The room is long and narrow and has distressed brickwork on one side and white walls the other, hung with edgy pop art. The tables are made from reclaimed doors and sewing machine stands. The kitchen is half open and staffed by a bearded man. Some of the wines are biodynamic. Well, of course they are. But that’s OK. Liverpool’s restaurant sector is expanding. Interesting things are happening. But, right now, it’s unlikely it could support three small sharing-plate joints covering, say, the Middle East, Scandinavia and the US. Happily, it doesn’t need to. Because down on Bold Street there’s a place called Maray. And it’s doing the job just fine.

Jay’s news bites

■ The Palomar, at the unsexy end of London’s Rupert Street, has managed the rare trick of creating a vibe without letting it overwhelm the food. Sit at the bar, back chat with the chefs, drink shots and enjoy the Israeli-influenced food, such as the Jerusalem mix of chicken livers, hearts and veal sweetbreads seared with okra, tomato and tahini (thepalomar.co.uk).

■ Given the excitement around steaks from long-lived Spanish dairy cows, it was only time before a British equivalent emerged.
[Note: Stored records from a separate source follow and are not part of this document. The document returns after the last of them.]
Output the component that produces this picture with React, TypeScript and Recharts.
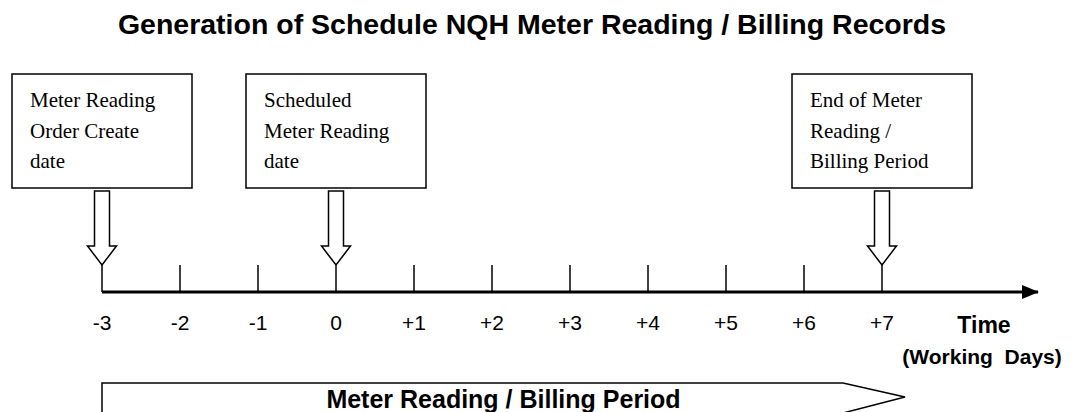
import React from 'react';
import {
  ComposedChart,
  XAxis,
  YAxis,
  Scatter,
  ReferenceDot,
  ReferenceArea,
  Customized
} from 'recharts';

document.body.style.margin = '0';

// working days on the time line
const DAYS = [-3, -2, -1, 0, 1, 2, 3, 4, 5, 6, 7];
const DOMAIN_END = 9;

// milestones with their box texts
const EVENT_DAYS = [-3, 0, 7];
const EVENT_TEXTS = [
  ['Meter Reading', 'Order Create', 'date'],
  ['Scheduled', 'Meter Reading', 'date'],
  ['End of Meter', 'Reading /', 'Billing Period']
];

const PERIOD_START = -3;
const PERIOD_END = 7;

const TITLE = 'Generation of Schedule NQH Meter Reading / Billing Records';
const PERIOD_LABEL = 'Meter Reading / Billing Period';

const SANS = 'Arial, "Liberation Sans", sans-serif';
const SERIF = '"Times New Roman", "Liberation Serif", serif';

const tickData = DAYS.map((d) => ({ day: d, y: 0 }));
const eventData = EVENT_DAYS.map((d, i) => ({ day: d, y: 0, lines: EVENT_TEXTS[i] }));

const fmtDay = (v: number) => (v > 0 ? `+${v}` : `${v}`);

const TickMark = (props: any) => {
  const { cx, cy } = props;
  return <line x1={cx} y1={cy - 27} x2={cx} y2={cy} stroke="#000" strokeWidth={1.5} />;
};

const EventMarker = (props: any) => {
  const { cx, cy, payload } = props;
  const top = cy - 218;
  const left = cx - 90;
  const bottom = top + 114;
  const shaftTop = bottom + 3;
  const shaftBottom = cy - 46;
  const tip = cy - 27;
  const pts = [
    [cx - 7.5, shaftTop],
    [cx + 7.5, shaftTop],
    [cx + 7.5, shaftBottom],
    [cx + 14.5, shaftBottom],
    [cx, tip],
    [cx - 14.5, shaftBottom],
    [cx - 7.5, shaftBottom]
  ]
    .map((p) => p.join(','))
    .join(' ');
  return (
    <g>
      <rect x={left} y={top} width={180} height={114} fill="#fff" stroke="#000" strokeWidth={1.5} />
      {payload.lines.map((t: string, i: number) => (
        <text key={t} x={left + 18} y={top + 33 + i * 30.5} fontFamily={SERIF} fontSize={21} fill="#000">
          {t}
        </text>
      ))}
      <polygon points={pts} fill="#fff" stroke="#000" strokeWidth={1.5} />
    </g>
  );
};

const AxisArrow = (props: any) => {
  const { cx, cy } = props;
  return <polygon points={`${cx - 16},${cy - 7} ${cx + 1},${cy} ${cx - 16},${cy + 7}`} fill="#000" />;
};

const PeriodArrow = (props: any) => {
  const { x, width } = props;
  const top = 383;
  const mid = 397;
  const bot = 413;
  const bodyEnd = x + width - 39;
  const tipX = x + width + 23;
  return (
    <g>
      <path
        d={`M${x},${bot} L${x},${top} L${bodyEnd},${top} L${tipX},${mid} L${bodyEnd},${bot}`}
        fill="none"
        stroke="#000"
        strokeWidth={1.5}
      />
      <text x={(x + tipX) / 2} y={408} textAnchor="middle" fontFamily={SANS} fontWeight="bold" fontSize={25} fill="#000">
        {PERIOD_LABEL}
      </text>
    </g>
  );
};

const DayTick = (props: any) => {
  const { x, y, payload } = props;
  return (
    <text x={x} y={y + 30} textAnchor="middle" fontFamily={SANS} fontSize={21} fill="#000">
      {fmtDay(payload.value)}
    </text>
  );
};

const Labels = () => (
  <g>
    <text x={532} y={34} textAnchor="middle" fontFamily={SANS} fontWeight="bold" fontSize={28.5} fill="#000">
      {TITLE}
    </text>
    <text x={984} y={333} textAnchor="middle" fontFamily={SANS} fontWeight="bold" fontSize={23} fill="#000">
      Time
    </text>
    <text x={982} y={364} textAnchor="middle" fontFamily={SANS} fontWeight="bold" fontSize={21} fill="#000" style={{ whiteSpace: 'pre' }}>
      (Working  Days)
    </text>
  </g>
);

export default function App() {
  return (
    <div style={{ width: 1073, height: 412, background: '#fff' }}>
      <ComposedChart width={1073} height={412} margin={{ top: 0, right: 35, bottom: 90, left: 102 }}>
        <XAxis
          type="number"
          dataKey="day"
          domain={[DAYS[0], DOMAIN_END]}
          ticks={DAYS}
          interval={0}
          height={30}
          tickLine={false}
          axisLine={{ stroke: '#000', strokeWidth: 3 }}
          tick={<DayTick />}
        />
        <YAxis type="number" dataKey="y" domain={[0, 1]} hide />
        <ReferenceArea x1={PERIOD_START} x2={PERIOD_END} shape={<PeriodArrow />} ifOverflow="visible" />
        <Scatter data={tickData} shape={<TickMark />} isAnimationActive={false} />
        <Scatter data={eventData} shape={<EventMarker />} isAnimationActive={false} />
        <ReferenceDot x={DOMAIN_END} y={0} shape={<AxisArrow />} ifOverflow="visible" />
        <Customized component={Labels} />
      </ComposedChart>
    </div>
  );
}
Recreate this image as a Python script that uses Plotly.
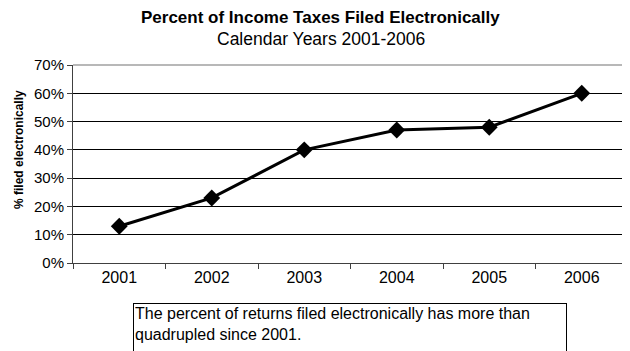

Butcher Salter & King of Aldeburgh, Suffolk is selling meat from a 12-year-old Lincoln Red. ‘The colour is dark and intense,’ says Gerard King, ‘and the yellow fat runs lightly right through the meat.’ They deliver nationwide (salterandking.co.uk).

■ Ping Coombes, who won MasterChef in 2014, has surfaced in her first restaurant role. She is consulting on the menu at Chi Kitchen, located in Debenhams on London’s Oxford Street. It will finally make her famed laksa available to the public (chikitchen.co.uk).